— Begin INFORMATION SUPPLIED —

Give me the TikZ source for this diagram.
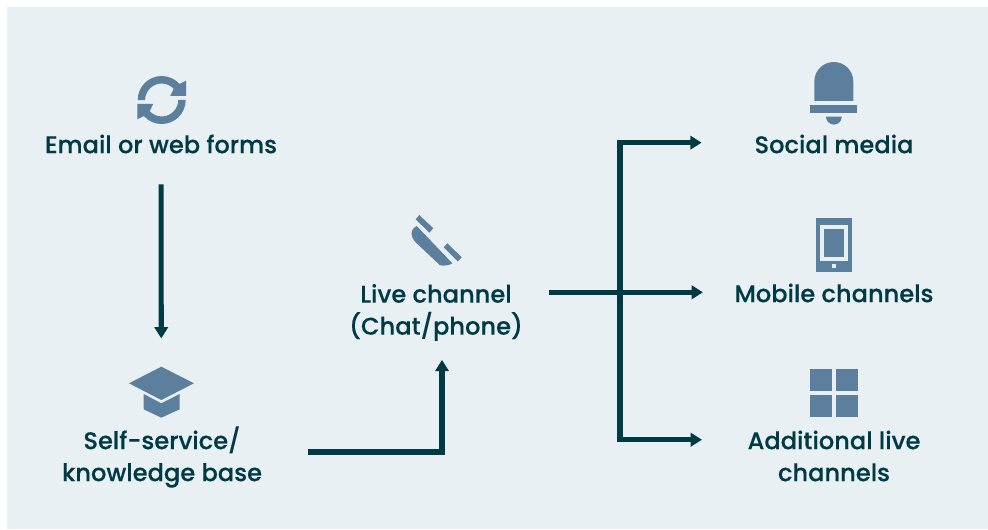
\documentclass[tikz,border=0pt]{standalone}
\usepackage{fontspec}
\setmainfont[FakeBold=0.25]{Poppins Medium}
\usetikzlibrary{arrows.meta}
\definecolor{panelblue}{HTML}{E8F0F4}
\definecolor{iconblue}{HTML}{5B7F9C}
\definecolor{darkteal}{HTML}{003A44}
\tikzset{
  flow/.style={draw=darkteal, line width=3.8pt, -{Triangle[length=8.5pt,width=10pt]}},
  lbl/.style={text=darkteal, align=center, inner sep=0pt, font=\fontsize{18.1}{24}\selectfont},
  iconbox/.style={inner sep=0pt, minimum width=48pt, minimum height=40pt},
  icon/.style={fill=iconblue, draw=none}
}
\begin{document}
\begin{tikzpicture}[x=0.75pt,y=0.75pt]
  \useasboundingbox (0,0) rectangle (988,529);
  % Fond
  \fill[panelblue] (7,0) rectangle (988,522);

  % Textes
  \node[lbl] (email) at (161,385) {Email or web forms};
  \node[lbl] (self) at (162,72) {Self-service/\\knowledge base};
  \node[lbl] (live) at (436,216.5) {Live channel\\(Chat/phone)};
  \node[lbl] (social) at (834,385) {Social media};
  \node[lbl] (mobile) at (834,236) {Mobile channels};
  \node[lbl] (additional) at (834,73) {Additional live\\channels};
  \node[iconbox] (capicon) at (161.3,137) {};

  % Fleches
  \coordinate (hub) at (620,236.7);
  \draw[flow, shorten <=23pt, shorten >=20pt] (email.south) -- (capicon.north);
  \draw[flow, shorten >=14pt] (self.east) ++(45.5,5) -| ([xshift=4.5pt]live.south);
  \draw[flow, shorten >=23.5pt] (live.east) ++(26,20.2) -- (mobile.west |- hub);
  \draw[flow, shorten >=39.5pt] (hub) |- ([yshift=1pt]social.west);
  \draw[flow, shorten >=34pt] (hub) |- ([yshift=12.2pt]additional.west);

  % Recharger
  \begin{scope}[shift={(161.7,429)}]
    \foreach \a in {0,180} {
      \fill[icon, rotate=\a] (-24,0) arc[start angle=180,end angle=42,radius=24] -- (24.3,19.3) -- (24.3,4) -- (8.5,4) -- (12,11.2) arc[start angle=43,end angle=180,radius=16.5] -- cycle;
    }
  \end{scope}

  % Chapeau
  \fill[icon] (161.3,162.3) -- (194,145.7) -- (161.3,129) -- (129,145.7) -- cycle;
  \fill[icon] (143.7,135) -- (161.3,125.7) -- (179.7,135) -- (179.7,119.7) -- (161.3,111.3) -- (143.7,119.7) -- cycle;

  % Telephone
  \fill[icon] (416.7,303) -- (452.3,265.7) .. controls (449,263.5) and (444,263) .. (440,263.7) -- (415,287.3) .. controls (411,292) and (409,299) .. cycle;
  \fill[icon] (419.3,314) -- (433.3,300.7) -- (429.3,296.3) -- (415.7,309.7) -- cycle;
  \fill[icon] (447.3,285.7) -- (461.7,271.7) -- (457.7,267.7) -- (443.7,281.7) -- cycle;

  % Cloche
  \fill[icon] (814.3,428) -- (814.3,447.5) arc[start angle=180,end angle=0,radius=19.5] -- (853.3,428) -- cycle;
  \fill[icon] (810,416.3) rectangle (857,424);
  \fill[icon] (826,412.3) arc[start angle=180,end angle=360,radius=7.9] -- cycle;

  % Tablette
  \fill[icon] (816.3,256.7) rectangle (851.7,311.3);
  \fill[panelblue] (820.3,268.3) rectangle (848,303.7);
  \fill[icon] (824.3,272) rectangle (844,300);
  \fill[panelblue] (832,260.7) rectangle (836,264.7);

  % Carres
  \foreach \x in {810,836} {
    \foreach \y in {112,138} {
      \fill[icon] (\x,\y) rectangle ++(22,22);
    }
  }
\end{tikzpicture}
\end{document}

— End INFORMATION SUPPLIED —

■ TASK DETAILS: Only lines belong in the copy: transcribe those from the start of the data through the line that contains "(capicon) at (161.3,137)", and skip the pictures.

■ ANSWER:
Give me the TikZ source for this diagram.
\documentclass[tikz,border=0pt]{standalone}
\usepackage{fontspec}
\setmainfont[FakeBold=0.25]{Poppins Medium}
\usetikzlibrary{arrows.meta}
\definecolor{panelblue}{HTML}{E8F0F4}
\definecolor{iconblue}{HTML}{5B7F9C}
\definecolor{darkteal}{HTML}{003A44}
\tikzset{
  flow/.style={draw=darkteal, line width=3.8pt, -{Triangle[length=8.5pt,width=10pt]}},
  lbl/.style={text=darkteal, align=center, inner sep=0pt, font=\fontsize{18.1}{24}\selectfont},
  iconbox/.style={inner sep=0pt, minimum width=48pt, minimum height=40pt},
  icon/.style={fill=iconblue, draw=none}
}
\begin{document}
\begin{tikzpicture}[x=0.75pt,y=0.75pt]
  \useasboundingbox (0,0) rectangle (988,529);
  % Fond
  \fill[panelblue] (7,0) rectangle (988,522);

  % Textes
  \node[lbl] (email) at (161,385) {Email or web forms};
  \node[lbl] (self) at (162,72) {Self-service/\\knowledge base};
  \node[lbl] (live) at (436,216.5) {Live channel\\(Chat/phone)};
  \node[lbl] (social) at (834,385) {Social media};
  \node[lbl] (mobile) at (834,236) {Mobile channels};
  \node[lbl] (additional) at (834,73) {Additional live\\channels};
  \node[iconbox] (capicon) at (161.3,137) {};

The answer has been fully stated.